Seulement si nous avons ce regard  qui nous vient d’en haut, qui nous vient de Dieu, nous devenons capables non seulement d’apprivoiser la réalité, mais aussi de la rendre transparente. Seulement avec ce regard posé sur elle,  la réalité devient icône, signe, manifestation, parole d’une Réalité plus grande. Seulement si nous le regardons avec le regard de la foi la réalité devient  fraternelle, bénigne, bienveillante ; elle se transforme en  paradis, en  jardin, en maison, en lieu où est bâti le foyer d’une une présence pleine d’amour, à la chaleur et la lumière de laquelle se réchauffe notre cœur et s’éclaire  notre esprit. Et nous devenons alors capables de comprendre que l’absurde a un sens, que le silence possède une Parole et que  l’obscurité est traversée par une immense lumière. Car finalement tout est œuvre et manifestation d’une présence pleine de bonté et d’amour qui nous dépasse, certes, mais qui nous saisit cependant fermement dans la matérialité et la finitude de notre condition humaine, pour nous propulser vers un accomplissement extraordinaire qui s’appelle humanisation, illumination, transformation, renouvellement intérieur, sanctification, salut, manifestation de Dieu en nous, présence de son Esprit de sagesse et de l’amour au cœur de notre être, de notre existence et de notre monde .

Garder confiance jusque dans l'inattendu. L' Ascension  rappelle aux chrétiens que Jésus quitte leur proximité visible et disparaît à leurs yeux. Alors commence vraiment le temps de la confiance. Cette confiance qu'il nous faut maintenir, même dans l'imprévisible, dans l'absence, dans les plus fortes tensions de l'existence.
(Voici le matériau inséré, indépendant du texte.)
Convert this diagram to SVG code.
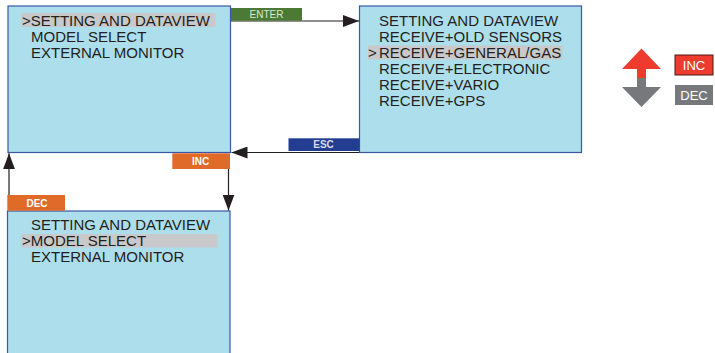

Une flamme veille toujours au creux de l'absence, qui ne demande qu'à nous éclairer.

Prendre en charge notre destinée. « Pourquoi restez-vous là à regarder vers le ciel ? » (Ac 1,11) disent les hommes en blanc aux apôtres fixant la nuée. Le départ du Christ est, en fait, un appel à un plus grand engagement dans le monde. La foi n'est pas une fuite ou une démission, au contraire, nous sommes invités à nous mesurer à tous les défis présents et à faire jaillir l' espérance
 comme un cri lancé jusqu'aux limites du monde.